9.6 Mathematics of the SVC
- The SVC classifies a test observation based on which side of the hyperplane it lies.
\[\text{max}_{\beta_{0}...\beta_{p}, \epsilon_{1}...\epsilon_{n}, M} \space M\] \[\text{subject to } \sum_{j=1}^{p}\beta_{j}^2 = 1\] \[y_{i}(\beta_{0} + \beta_{1}X_{i1} + \beta_{2}X_{i2} ... + \beta_{p}X_{ip}) \geq M(1 - \epsilon_{i})\] \[\epsilon_{i} \geq 0, \quad \sum_{i=1}^{n}\epsilon_{i} \leq C\]
\(C\) is a nonnegative tuning parameter, typically chosen through cross-validation, and can be thought of as the budget for margin violation by the observations.
The \(\epsilon_{i}\) are slack variables that allow individual observations to be on the wrong side of the margin or hyperplane. The \(\epsilon_{i}\) indicates where the \(i^{\text{th}}\) observation is located with regards to the margin and hyperplane.
- If \(\epsilon_{i} = 0\), the observation is on the correct side of the margin.
- If \(\epsilon_{i} > 0\), the observation is on the wrong side of margin
- If \(\epsilon_{i} > 1\), the observation is on the wrong side of the hyperplane.
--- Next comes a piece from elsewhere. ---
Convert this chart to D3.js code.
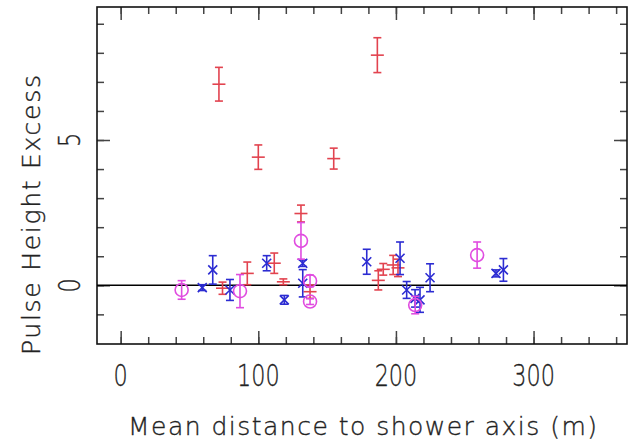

Since \(C\) constrains the sum of the \(\epsilon_{i}\), it determines the number and magnitude of violations to the margin. If \(C=0\), there is no margin for violation, thus all the \(\epsilon_{1},...,\epsilon_{n} = 0\).
Note that if \(C>0\), no more than \(C\) observations can be on wrong side of hyperplane, since in these cases \(\epsilon_{i} > 1\).